CHRISTMAS

Halifax continues tree-giving tradition

The Nova Scotia Tree for Boston starts its journey to its final standing place

The white spruce tree for Boston is 49 feet tall and 72 years old.
The white spruce tree for Boston is 49 feet tall and 72 years old.   Nick Holland

The wind and cold didn’t let up as people of all ages sang along with the Nova Scotia Mass Choir and ate hot sausages on skewers. About 200 people gathered at Grand Parade Square on Wednesday to send off the Nova Scotia Tree for Boston. The tradition started in the 1970s to thank the city of Boston for being the first to aid Halifax during the aftermath of the Halifax Explosion on Dec. 6, 1917.

Martha Grantham is a supervisor of the Natural Resources Education Centre, a part of the provincial Department of Natural Resources.

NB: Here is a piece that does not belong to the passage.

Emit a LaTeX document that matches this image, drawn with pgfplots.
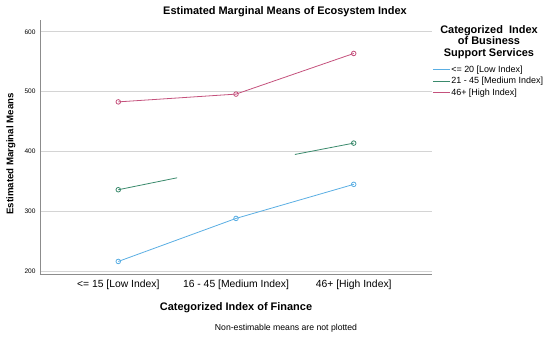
\documentclass[border=0pt]{standalone}
\usepackage{pgfplots}
\pgfplotsset{compat=1.18}
\usepackage{fontspec}
\setmainfont{Liberation Sans}
\definecolor{cblue}{HTML}{5AAEE3}
\definecolor{cgreen}{HTML}{3A8A6C}
\definecolor{cpink}{HTML}{C4517C}
\definecolor{gridc}{HTML}{D4D4D4}
\definecolor{axc}{HTML}{8C8C8C}
\begin{document}
\begin{tikzpicture}
\path[use as bounding box] (0bp,0bp) rectangle (550bp,338bp);
\begin{axis}[
  at={(40bp,64bp)}, anchor=south west,
  scale only axis, width=392bp, height=254bp,
  xmin=-0.665, xmax=2.665,
  ymin=195, ymax=620,
  axis x line*=bottom, axis y line*=left,
  axis line style={axc, line width=0.8bp, -},
  xtick={0,1,2},
  xticklabels={{<= 15 [Low Index]},{16 - 45 [Medium Index]},{46+ [High Index]}},
  ytick={200,300,400,500,600},
  major tick length=0pt,
  ymajorgrids, grid style={gridc, line width=1bp},
  yticklabel style={font=\fontsize{6.6}{7}\selectfont, xshift=-1bp},
  xticklabel style={font=\fontsize{10.4}{11}\selectfont, yshift=-2bp},
  /pgf/number format/assume math mode=true,
  every axis plot/.append style={line width=0.8bp, mark size=2.3bp, mark options={solid, fill=white}},
  legend style={at={(1.0,0.825)}, anchor=north west, draw=none, fill=none,
    font=\fontsize{9}{9}\selectfont, inner sep=0pt, row sep=1.5bp,
    nodes={inner sep=1bp, anchor=west}},
  legend cell align=left,
  clip=false,
]
\addlegendimage{color=cblue, line width=1.1bp, legend image code/.code={\draw[color=cblue, line width=1.1bp] (0bp,0bp) -- (17bp,0bp);}}
\addlegendentry{<= 20 [Low Index]}
\addlegendimage{color=cgreen, legend image code/.code={\draw[color=cgreen, line width=1.1bp] (0bp,0bp) -- (17bp,0bp);}}
\addlegendentry{21 - 45 [Medium Index]}
\addlegendimage{color=cpink, legend image code/.code={\draw[color=cpink, line width=1.1bp] (0bp,0bp) -- (17bp,0bp);}}
\addlegendentry{46+ [High Index]}
\addplot[cblue, mark=o, forget plot] coordinates {(0,216) (1,288) (2,345)};
\addplot[cgreen, forget plot] coordinates {(0,336) (0.5,356)};
\addplot[cpink, mark=o, forget plot] coordinates {(0,483) (1,496) (2,564)};
\addplot[cgreen, forget plot] coordinates {(1.5,395) (2,414)};
\addplot[cgreen, only marks, mark=o, forget plot] coordinates {(0,336) (2,414)};
\end{axis}
\node[font=\fontsize{11}{11}\selectfont\bfseries] at (285bp,326.5bp) {Estimated Marginal Means of Ecosystem Index};
\node[font=\fontsize{9.7}{10}\selectfont\bfseries, rotate=90] at (11bp,184bp) {Estimated Marginal Means};
\node[font=\fontsize{11}{11}\selectfont\bfseries] at (236bp,30bp) {Categorized Index of Finance};
\node[font=\fontsize{8.7}{9}\selectfont] at (286bp,10bp) {Non-estimable means are not plotted};
\node[font=\fontsize{11}{11.5}\selectfont\bfseries, align=center, inner sep=0pt] at (489bp,296bp) {Categorized~~Index\\of Business\\Support Services};
\end{tikzpicture}
\end{document}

She said it’s usually a long process to find the perfect tree.

“We have people ask the public to keep their eyes open,” she said. “It needs to be almost 50 feet tall or more and it needs to be healthy. We have a grading process where we look at how nice the shape is and how full it is. Then we work out a date with Boston to deliver the tree to them.”

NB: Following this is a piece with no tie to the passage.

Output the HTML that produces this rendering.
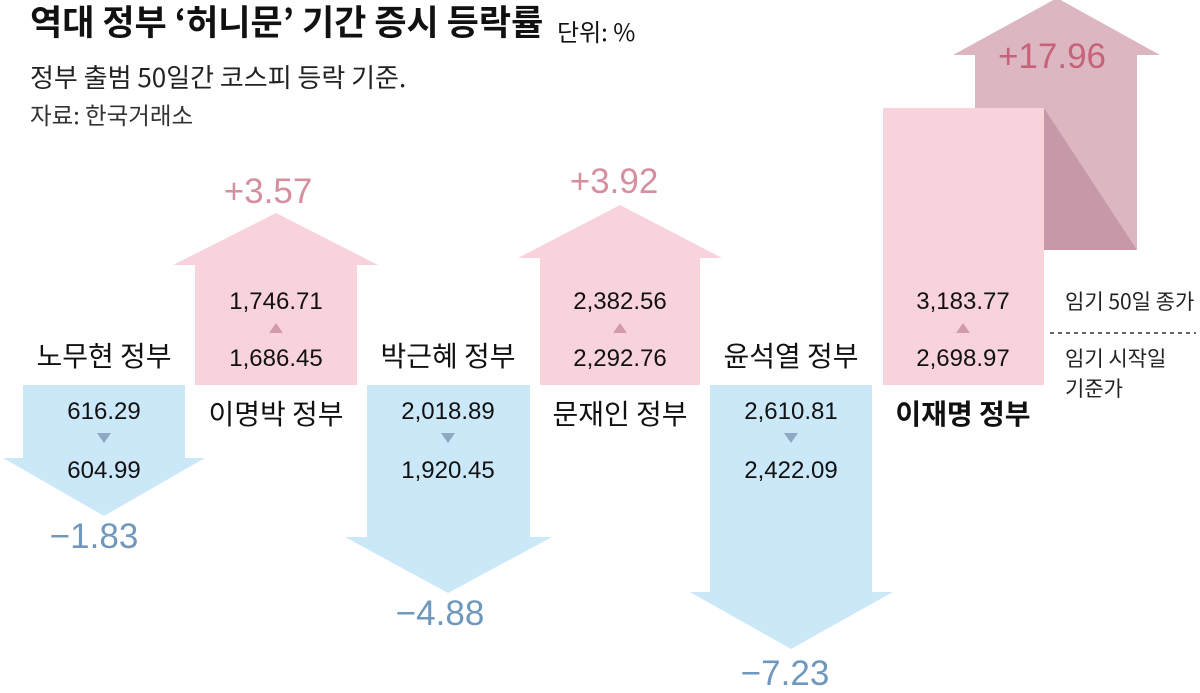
<!DOCTYPE html>
<html><head><meta charset="utf-8"><style>
body{margin:0;background:#fff;}
svg{display:block;font-family:"Liberation Sans","Noto Sans CJK KR",sans-serif;}
</style></head><body>
<svg width="1200" height="693" viewBox="0 0 1200 693">
<g font-family="'Noto Sans CJK KR','Liberation Sans',sans-serif">
<text x="30" y="35" font-size="35" font-weight="bold" fill="#111">역대 정부 ‘허니문’ 기간 증시 등락률</text>
<text x="557" y="41" font-size="24" fill="#111">단위: %</text>
<text x="30" y="87" font-size="26" fill="#222">정부 출범 50일간 코스피 등락 기준.</text>
<text x="30" y="124" font-size="23.5" fill="#333">자료: 한국거래소</text>
</g>
<polygon points="23,385 185,385 185,458 205,458 104,516 3,458 23,458" fill="#cbe8f9"/>
<polygon points="195,385 357,385 357,265 378,265 276,213 173,265 195,265" fill="#f9d3dc"/>
<polygon points="367,385 530,385 530,537 552,537 448,593 345,537 367,537" fill="#cbe8f9"/>
<polygon points="540,385 700,385 700,258 722,258 620,205 518,258 540,258" fill="#f9d3dc"/>
<polygon points="710,385 872,385 872,592 893,592 791,649 690,592 710,592" fill="#cbe8f9"/>
<polygon points="975,250 1137,250 1137,55 1160,55 1057,-2 953,55 975,55" fill="#dcb7c2"/>
<polygon points="1044,108 1137,250 1044,250" fill="#c799a8"/>
<rect x="883" y="108" width="161" height="277" fill="#f9d3dc"/>

<g font-size="28" fill="#111" text-anchor="middle" font-family="'Noto Sans CJK KR','Liberation Sans',sans-serif">
<text x="104" y="366">노무현 정부</text>
<text x="276" y="424">이명박 정부</text>
<text x="448" y="366">박근혜 정부</text>
<text x="620" y="424">문재인 정부</text>
<text x="791" y="366">윤석열 정부</text>
<text x="963" y="424" font-weight="bold">이재명 정부</text>
</g>
<g font-size="24" fill="#111" text-anchor="middle">
<text x="104" y="419">616.29</text>
<text x="104" y="478">604.99</text>
<text x="276" y="309">1,746.71</text>
<text x="276" y="366">1,686.45</text>
<text x="448" y="419">2,018.89</text>
<text x="448" y="478">1,920.45</text>
<text x="620" y="309">2,382.56</text>
<text x="620" y="366">2,292.76</text>
<text x="791" y="419">2,610.81</text>
<text x="791" y="478">2,422.09</text>
<text x="963" y="309">3,183.77</text>
<text x="963" y="366">2,698.97</text>
</g>
<g fill="#8fa7c0">
<polygon points="97,433 111,433 104,443"/>
<polygon points="441,433 455,433 448,443"/>
<polygon points="784,433 798,433 791,443"/>
</g>
<g fill="#d39aa9">
<polygon points="269,333 283,333 276,323"/>
<polygon points="613,333 627,333 620,323"/>
<polygon points="956,333 970,333 963,323"/>
</g>
<g font-size="35" text-anchor="middle">
<text x="94" y="548" fill="#6f98bc">−1.83</text>
<text x="440" y="625" fill="#6f98bc">−4.88</text>
<text x="785" y="685" fill="#6f98bc">−7.23</text>
<text x="268" y="203" fill="#d58f9f">+3.57</text>
<text x="614" y="193" fill="#d58f9f">+3.92</text>
<text x="1052" y="68" fill="#c6627a">+17.96</text>
</g>
<g font-size="21" fill="#222" font-family="'Noto Sans CJK KR','Liberation Sans',sans-serif">
<text x="1065" y="309">임기 50일 종가</text>
<text x="1065" y="366">임기 시작일</text>
<text x="1065" y="396">기준가</text>
</g>
<line x1="1050" y1="333" x2="1196" y2="333" stroke="#333" stroke-width="1.5" stroke-dasharray="4,4"/>
</svg>
</body></html>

What it means to Nova Scotians

Const. Shawn Flynn of the Halifax Regional Police said he felt honoured to be given the opportunity to do his part by escorting the tree and thanking the people of Boston.

“The tree is very symbolic of our province,” said Flynn. “From Lunenburg all the way up to Pictou County we harvest our trees and it’s very symbolic especially at this time of the year. I can’t think of anything better to show Boston our appreciation.”

Suzanne Lohnes-Croft is the MLA for Lunenburg County, which calls itself the Christmas tree capital of the world. She said although this tree is not from her riding, it’s the symbolism that matters.

“It’s a symbol of friendship that has endured for a long time between the city of Boston and Halifax,” Lohnes-Croft said. “With the 100th anniversary of the Halifax Explosion taking place in two years, I think we’ll see even bigger celebrations of this exchange.”

The tree’s journey

Andrea MacEachern and her husband Bill donated the 72-year-old white spruce tree to be sent to Boston. She said the tree was part of the property she and Bill moved into four and a half years ago in Pictou County.

“I said to Billy, do you mind if we donate [the tree] and he said not at all,” MacEachern said.

Although the province thanked the MacEacherns, MacEachern said she’s the one who feels blessed.

“I think we should be thankful that we could do this on behalf of the province to thank Boston for what they had done for us all those years ago,” she said.

New Glasgow town crier James Stewart will be handing the tree over to the city of Boston on Friday. He said the tree would be handed over to the Boston’s Parks and Recreation Department at the Boston Common.

“It’s a great tradition,” said Stewart. “Tens of thousand of people come out to the tree lighting in Boston. When we do the handover, there may be only 700 to 800 people but it’s still a great ceremony.”

An opportunity to say thank you

Acting Minister of Natural Resources Zach Churchill said gifting a Christmas tree to Boston is a celebration of love, compassion and sharing.

“This tree is a representative on behalf of all Nova Scotians,” Churchill said. “It’s a long-standing friendship and a great relationship we have with our friends in the south and I’m so proud to be a part of continuing that.”

Premier Stephen McNeil said this is a chance not only to remember the Halifax Explosion, but the act of kindness that Boston showed.

“I want to say thank you to the city of Boston for not just the way they responded to us in 1917 but for the continued friendship we’ve built over the century,” said the premier.

Memories

The sendoff holds special memories for Donna Reid Isnor. Isnor’s father cut the very first tree that was sent to Boston in 1968.